The Israeli economy’s dependence on the tech sector has significantly grown in the past decade. The industry contributes 18% to local GDP, versus less than 10% in the US and about 6% in the EU. About 14% of all employees work in the tech sector and in tech jobs in other sectors. The Israeli economy relies on tech products and exports, which make up about 50% of total exports, as well as on tech taxes.
“October 7 has changed everything,” said Yaron Weizenbluth, partner at PwC Israel. “In many respects, Israel and its tech industry entered this war when in a suboptimal position: the global economic downturn was already taking its toll… and there was also the local judicial crisis with its potentially devastating consequences, putting us at risk of rocking the very foundations of our society.”
Weizenbluth cautioned that while “no one knows yet how this [the war] will affect the civil, military and economic character of our country, it is likely to leave a lasting mark.
“At any rate, the unfolding events have the potential of dramatically shifting the story of our country going forward, including as the Startup Nation,” he said.
A breakdown of the tech data shows that from the start of the year to Dec. 3, dealmaking was driven by cybersecurity companies, which made up 19 out of a total 45 exits this year with a cumulative value of $3.8 billion, or 51% of the total deal value. Among the 12 deals with a value of more than $200 million, 10 were startups that are developing cybersecurity solutions.
In the months before the outbreak of the war and even weeks into the fighting, a flurry of Israeli-founded cybersecurity startups were being snapped up by global tech companies as well as local players as they look to meet the fast-growing security needs of businesses.
Palo Alto Networks, a Santa Clara, California-based cybersecurity firm founded by American-Israeli entrepreneur Nir Zuk, announced last month that it was buying Talon Cyber Security, less than a week after it acquired Israeli startup Dig Security at the end of October.
In August, cybersecurity firm Check Point Software Technologies Ltd. bought Israeli-founded startup Perimeter 81 for about $490 million. US cybersecurity company Rubrik snapped up Israel-based startup Laminar, a data security platform provider that helps businesses and organizations monitor and protect sensitive data stored in public clouds.
In March, Cisco Systems, a US maker of networking software and hardware, bought Israel’s Lightspin Technologies, a developer of cloud security software. Other deals include US tech giant IBM buying Israeli cybertechnology startup Polar Security, a developer of an automated data security platform to track and protect sensitive data across hybrid cloud-based systems.
“Over the years, cyber companies have had a rather sizable contribution to deal metrics relative to other segments,” Weizenbluth noted. “In 2023, the overall decline in the number of deals made this segment stand out even more, and it actually kept the market afloat.”

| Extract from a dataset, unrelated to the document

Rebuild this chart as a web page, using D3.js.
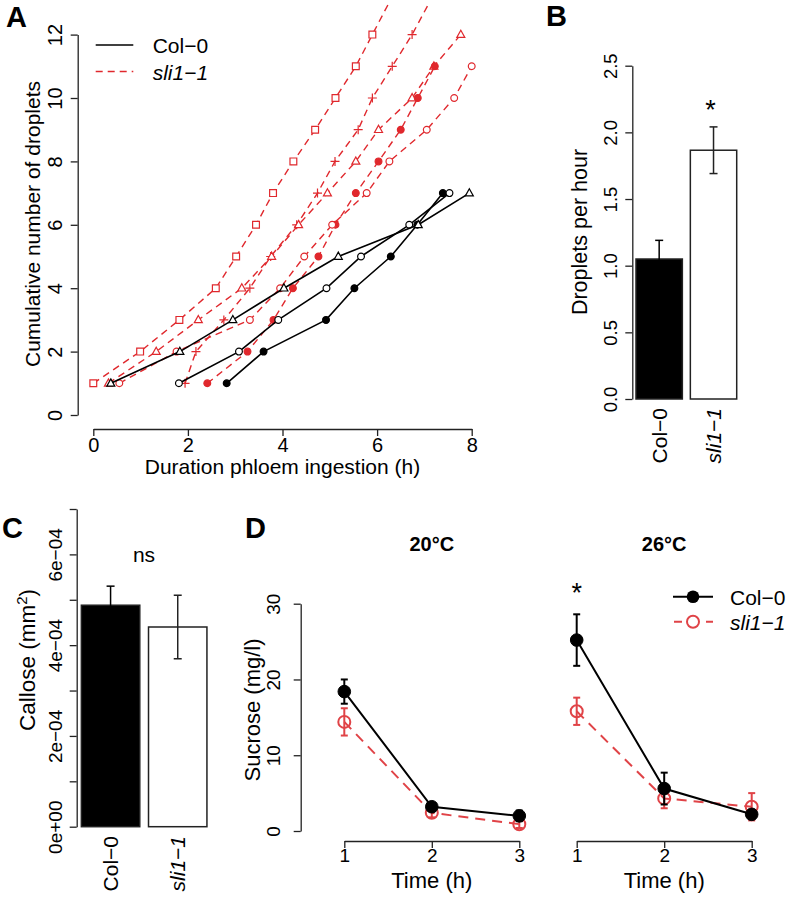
<!DOCTYPE html>
<html>
<head>
<meta charset="utf-8">
<script src="https://cdn.jsdelivr.net/npm/d3@7"></script>
<style>
  body { margin: 0; background: #fff; }
  text { font-family: "Liberation Sans", Arial, sans-serif; fill: #000; }
</style>
</head>
<body>
<svg id="fig" width="788" height="922"></svg>
<script>
// ---- Panel A: time (h) at which each successive droplet appeared
const dropletCounts = [1, 2, 3, 4, 5, 6, 7, 8, 9, 10, 11, 12, 13];
const col0Filled = [2.82, 3.60, 4.92, 5.52, 6.29, 6.85, 7.39];
const col0Open = [1.81, 3.08, 3.91, 4.93, 5.66, 6.68, 7.53];
const col0Triangle = [0.37, 1.83, 2.95, 4.03, 5.18, 6.87, 7.95];
const sliSquare = [0.00, 0.99, 1.82, 2.59, 3.02, 3.44, 3.80, 4.23, 4.69, 5.12, 5.55, 5.90, 6.25];
const sliPlus = [1.94, 2.17, 2.76, 3.31, 3.75, 4.30, 4.74, 5.11, 5.60, 5.90, 6.32, 6.74, 7.10];
const sliTriangle = [0.32, 1.33, 2.22, 3.14, 3.77, 4.34, 4.95, 5.55, 6.03, 6.74, 7.20, 7.77];
const sliFilled = [2.41, 3.26, 3.81, 4.22, 4.76, 5.12, 5.55, 6.03, 6.50, 6.86, 7.22];
const sliOpen = [0.55, 1.76, 3.31, 3.95, 4.46, 5.05, 5.78, 6.26, 7.05, 7.63, 8.00];
const durationTicks = [0, 2, 4, 6, 8];
const dropletTicks = [0, 2, 4, 6, 8, 10, 12];

// ---- Panel B: droplets per hour
const genotypes = ["Col\u22120", "sli1\u22121"];
const dropletRate = [1.05, 1.866];
const dropletRateSE = [0.14, 0.175];
const rateTicks = [0, 0.5, 1, 1.5, 2, 2.5];
const rateTickLabels = ["0.0", "0.5", "1.0", "1.5", "2.0", "2.5"];

// ---- Panel C: callose area
const calloseArea = [4.88e-4, 4.40e-4];
const calloseSE = [0.42e-4, 0.70e-4];
const calloseTicks = [0, 1e-4, 2e-4, 3e-4, 4e-4, 5e-4, 6e-4, 7e-4];
const calloseTickLabels = ["0e+00", "", "2e\u221204", "", "4e\u221204", "", "6e\u221204", ""];

// ---- Panel D: sucrose in honeydew
const hours = [1, 2, 3];
const sucrose20Col = [18.4, 3.2, 2.0];
const sucrose20ColSE = [1.6, 0.5, 0.7];
const sucrose20Sli = [14.4, 2.4, 0.9];
const sucrose20SliSE = [1.8, 0.6, 0.5];
const sucrose26Col = [25.2, 5.6, 2.2];
const sucrose26ColSE = [3.4, 2.1, 0.6];
const sucrose26Sli = [15.8, 4.3, 3.2];
const sucrose26SliSE = [1.8, 1.3, 1.8];
const sucroseTicks = [0, 10, 20, 30];

const RED = "#e0282d";
const RED_D = "#e04347";
const AXIS = "#222";

const svg = d3.select("#fig");

/** Left axis drawn the R way: labels rotated and centred on ticks. */
function leftAxis(x, scale, ticks, labels, offset, size) {
  const g = svg.append("g").attr("transform", `translate(${x},0)`);
  g.call(d3.axisLeft(scale).tickValues(ticks).tickSize(7).tickSizeOuter(0)
      .tickFormat((d, i) => labels[i]));
  g.selectAll("path, line").attr("stroke", AXIS).attr("stroke-width", 1.3);
  g.selectAll(".tick text")
    .attr("transform", "rotate(-90)")
    .attr("x", 0)
    .attr("y", -offset)
    .attr("dy", 0)
    .attr("text-anchor", "middle")
    .attr("font-size", size);
  g.attr("font-family", null).attr("font-size", null);
  return g;
}

function bottomAxis(y, scale, ticks, size, baseline) {
  const g = svg.append("g").attr("transform", `translate(0,${y})`);
  g.call(d3.axisBottom(scale).tickValues(ticks).tickSize(7).tickSizeOuter(0)
      .tickFormat(d3.format("d")));
  g.selectAll("path, line").attr("stroke", AXIS).attr("stroke-width", 1.3);
  g.selectAll(".tick text")
    .attr("y", baseline)
    .attr("dy", 0)
    .attr("font-size", size);
  g.attr("font-family", null).attr("font-size", null);
  return g;
}

function vtext(x, y, str, size, anchor) {
  return svg.append("text")
    .attr("transform", `translate(${x},${y}) rotate(-90)`)
    .attr("text-anchor", anchor || "middle")
    .attr("font-size", size)
    .text(str);
}

function panelLabel(x, y, str) {
  svg.append("text").attr("x", x).attr("y", y)
    .attr("font-size", 29).attr("font-weight", "bold").text(str);
}

// marker shapes used in panel A
function marker(shape) {
  switch (shape) {
    case "square": return "M-3.4,-3.4H3.4V3.4H-3.4Z";
    case "triangle": return "M0,-4.4L4,2.8H-4Z";
    case "plus": return "M-4.5,0H4.5M0,-4.5V4.5";
    default: return d3.symbol(d3.symbolCircle, 36)();
  }
}

// ================= Panel A =================
const xA = d3.scaleLinear().domain([0, 8]).range([93.3, 471.7]);
const yA = d3.scaleLinear().domain([0, 12]).range([415, 34.6]);

const seriesA = [
  { t: sliSquare, red: true, shape: "square", fill: false },
  { t: sliPlus, red: true, shape: "plus", fill: false },
  { t: sliTriangle, red: true, shape: "triangle", fill: false },
  { t: sliFilled, red: true, shape: "circle", fill: true },
  { t: sliOpen, red: true, shape: "circle", fill: false },
  { t: col0Filled, red: false, shape: "circle", fill: true },
  { t: col0Open, red: false, shape: "circle", fill: false },
  { t: col0Triangle, red: false, shape: "triangle", fill: false }
];

const lineA = d3.line().x((d) => xA(d.t)).y((d) => yA(d.n));

seriesA.forEach((s) => {
  const pts = s.t.map((t, i) => ({ t: t, n: dropletCounts[i] }));
  const col = s.red ? RED : "#000";
  svg.append("path")
    .datum(pts)
    .attr("d", lineA)
    .attr("fill", "none")
    .attr("stroke", col)
    .attr("stroke-width", s.red ? 1.4 : 1.6)
    .attr("stroke-dasharray", s.red ? "7,5" : null);
  svg.append("g").selectAll("path")
    .data(pts.filter((d) => d.n <= 12))
    .enter()
    .append("path")
    .attr("transform", (d) => `translate(${xA(d.t)},${yA(d.n)})`)
    .attr("d", marker(s.shape))
    .attr("fill", s.fill ? col : "#fff")
    .attr("stroke", col)
    .attr("stroke-width", 1.2);
});

leftAxis(77.7, yA, dropletTicks, dropletTicks.map(String), 16, 20);
bottomAxis(429, xA, durationTicks, 20, 23);
vtext(40, 224, "Cumulative number of droplets", 21);
svg.append("text").attr("x", 282.5).attr("y", 474).attr("text-anchor", "middle")
  .attr("font-size", 21).text("Duration phloem ingestion (h)");

// legend A
svg.append("line").attr("x1", 95.7).attr("x2", 133.3).attr("y1", 45).attr("y2", 45)
  .attr("stroke", "#000").attr("stroke-width", 1.6);
svg.append("line").attr("x1", 95.7).attr("x2", 133.3).attr("y1", 71.5).attr("y2", 71.5)
  .attr("stroke", RED).attr("stroke-width", 1.4).attr("stroke-dasharray", "7,5");
svg.append("text").attr("x", 152.7).attr("y", 53).attr("font-size", 21).text(genotypes[0]);
svg.append("text").attr("x", 152.7).attr("y", 79.5).attr("font-size", 21)
  .attr("font-style", "italic").text(genotypes[1]);

panelLabel(6, 27, "A");

// ================= Panel B =================
const xB = d3.scaleBand().domain(genotypes).range([632, 740.7])
  .paddingInner(0.147).paddingOuter(0.0735);
const yB = d3.scaleLinear().domain([0, 2.5]).range([399, 65.7]);

/** Draws a bar chart with error bars and rotated genotype names. */
function barPanel(xs, ys, values, errs, nameTop) {
  const g = svg.append("g");
  g.selectAll("rect")
    .data(genotypes)
    .enter()
    .append("rect")
    .attr("x", (d) => xs(d))
    .attr("width", xs.bandwidth())
    .attr("y", (d, i) => ys(values[i]))
    .attr("height", (d, i) => ys(0) - ys(values[i]))
    .attr("fill", (d, i) => (i === 0 ? "#000" : "#fff"))
    .attr("stroke", AXIS)
    .attr("stroke-width", 1.5);
  genotypes.forEach((d, i) => {
    const cx = xs(d) + xs.bandwidth() / 2;
    const col = i === 0 ? "#000" : AXIS;
    const lo = ys(values[i] - errs[i]);
    const hi = ys(values[i] + errs[i]);
    g.append("line").attr("x1", cx).attr("x2", cx).attr("y1", lo).attr("y2", hi)
      .attr("stroke", col).attr("stroke-width", 1.5);
    [lo, hi].forEach((y) => {
      g.append("line").attr("x1", cx - 4).attr("x2", cx + 4).attr("y1", y).attr("y2", y)
        .attr("stroke", col).attr("stroke-width", 1.5);
    });
    vtext(cx + 7.5, nameTop, d, 21, "end").attr("font-style", i === 1 ? "italic" : null);
  });
}

barPanel(xB, yB, dropletRate, dropletRateSE, 408);
leftAxis(632.3, yB, rateTicks, rateTickLabels, 15.5, 18.5);
vtext(587, 232, "Droplets per hour", 21.5);
svg.append("text").attr("x", xB(genotypes[1]) + xB.bandwidth() / 2 - 3).attr("y", 119)
  .attr("text-anchor", "middle").attr("font-size", 27).text("*");
panelLabel(546, 26, "B");

// ================= Panel C =================
const xC = d3.scaleBand().domain(genotypes).range([77, 211.3])
  .paddingInner(0.13).paddingOuter(0.065);
const yC = d3.scaleLinear().domain([0, 7e-4]).range([826.7, 509]);

barPanel(xC, yC, calloseArea, calloseSE, 836);
leftAxis(76.7, yC, calloseTicks, calloseTickLabels, 15, 19);
const cTitle = vtext(35, 660, "Callose (mm", 22.5);
cTitle.append("tspan").attr("dy", -8).attr("font-size", 15).text("2");
cTitle.append("tspan").attr("dy", 8).text(")");
svg.append("text").attr("x", 144).attr("y", 562).attr("text-anchor", "middle")
  .attr("font-size", 21).text("ns");
panelLabel(2, 538, "C");

// ================= Panel D =================
const yD = d3.scaleLinear().domain([0, 30]).range([831, 603.7]);
const xD20 = d3.scaleLinear().domain([1, 3]).range([344.3, 519.3]);
const xD26 = d3.scaleLinear().domain([1, 3]).range([576.7, 751.7]);

/** Time course of both genotypes with error bars. */
function sucrosePanel(xs, col, colSE, sli, sliSE, title) {
  const g = svg.append("g");
  const groups = [
    { v: sli, se: sliSE, red: true },
    { v: col, se: colSE, red: false }
  ];
  groups.forEach((s) => {
    const c = s.red ? RED_D : "#000";
    g.append("path")
      .datum(hours)
      .attr("d", d3.line().x((d) => xs(d)).y((d, i) => yD(s.v[i])))
      .attr("fill", "none")
      .attr("stroke", c)
      .attr("stroke-width", 2)
      .attr("stroke-dasharray", s.red ? "10,7" : null);
    hours.forEach((h, i) => {
      const x = xs(h);
      const lo = yD(s.v[i] - s.se[i]);
      const hi = yD(s.v[i] + s.se[i]);
      g.append("line").attr("x1", x).attr("x2", x).attr("y1", lo).attr("y2", hi)
        .attr("stroke", c).attr("stroke-width", 2);
      [lo, hi].forEach((y) => {
        g.append("line").attr("x1", x - 3.5).attr("x2", x + 3.5).attr("y1", y).attr("y2", y)
          .attr("stroke", c).attr("stroke-width", 2);
      });
    });
    g.selectAll(null)
      .data(hours)
      .enter()
      .append("circle")
      .attr("cx", (d) => xs(d))
      .attr("cy", (d, i) => yD(s.v[i]))
      .attr("r", s.red ? 6 : 6.3)
      .attr("fill", s.red ? "none" : "#000")
      .attr("stroke", c)
      .attr("stroke-width", s.red ? 2 : 1);
  });
  bottomAxis(841, xs, hours, 19, 21);
  svg.append("text").attr("x", xs(2)).attr("y", 888).attr("text-anchor", "middle")
    .attr("font-size", 22).text("Time (h)");
  svg.append("text").attr("x", xs(2)).attr("y", 551).attr("text-anchor", "middle")
    .attr("font-size", 20).attr("font-weight", "bold").text(title);
}

sucrosePanel(xD20, sucrose20Col, sucrose20ColSE, sucrose20Sli, sucrose20SliSE, "20\u00b0C");
sucrosePanel(xD26, sucrose26Col, sucrose26ColSE, sucrose26Sli, sucrose26SliSE, "26\u00b0C");
leftAxis(300.7, yD, sucroseTicks, sucroseTicks.map(String), 20.5, 19);
vtext(260, 710, "Sucrose (mg/l)", 22);
svg.append("text").attr("x", xD26(1)).attr("y", 602).attr("text-anchor", "middle")
  .attr("font-size", 27).text("*");

// legend D
svg.append("line").attr("x1", 673).attr("x2", 713).attr("y1", 596.7).attr("y2", 596.7)
  .attr("stroke", "#000").attr("stroke-width", 2);
svg.append("circle").attr("cx", 693).attr("cy", 596.7).attr("r", 6.3).attr("fill", "#000");
svg.append("line").attr("x1", 673).attr("x2", 713).attr("y1", 621.7).attr("y2", 621.7)
  .attr("stroke", RED_D).attr("stroke-width", 2).attr("stroke-dasharray", "8,8")
  .attr("stroke-dashoffset", -1);
svg.append("circle").attr("cx", 693).attr("cy", 621.7).attr("r", 6).attr("fill", "#fff")
  .attr("stroke", RED_D).attr("stroke-width", 2);
svg.append("text").attr("x", 730).attr("y", 604.5).attr("font-size", 21).text(genotypes[0]);
svg.append("text").attr("x", 730).attr("y", 629.5).attr("font-size", 21)
  .attr("font-style", "italic").text(genotypes[1]);

panelLabel(245, 538, "D");
</script>
</body>
</html>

The IPO market this year dried up almost completely, with only three Israeli companies going public versus 13 in 2022. IPOs accounted for $2.5 billion of the exit total in 2023, sharply down from their $10.7 billion in value last year.
Earlier this year, Freightos, a Jerusalem-based smart freight booking and payment platform started trading on Nasdaq. In July, parent company of Israeli online cosmetics brand Il Makiage raised more than $423 million in its debut listing on Nasdaq.
Summing up 2023, Weizenbluth said that it is hard to put a finger on the primary factor that shaped the tech industry and deal market over the past year, citing the internal political upheaval and the Hamas war, and the fact that the number of deals were back at a low last recorded in 2013.
“However, when attempting to draw conclusions from past occurrences, it seems that this time we are in a different reality,” said Weizenbluth. “Unlike the ability of Israel to recover from past global crises relatively fast and in reasonably good shape, it feels different this time.
“The Israeli tech miracle that brought us to new highs is still fragile and must be guarded and protected,” he cautioned.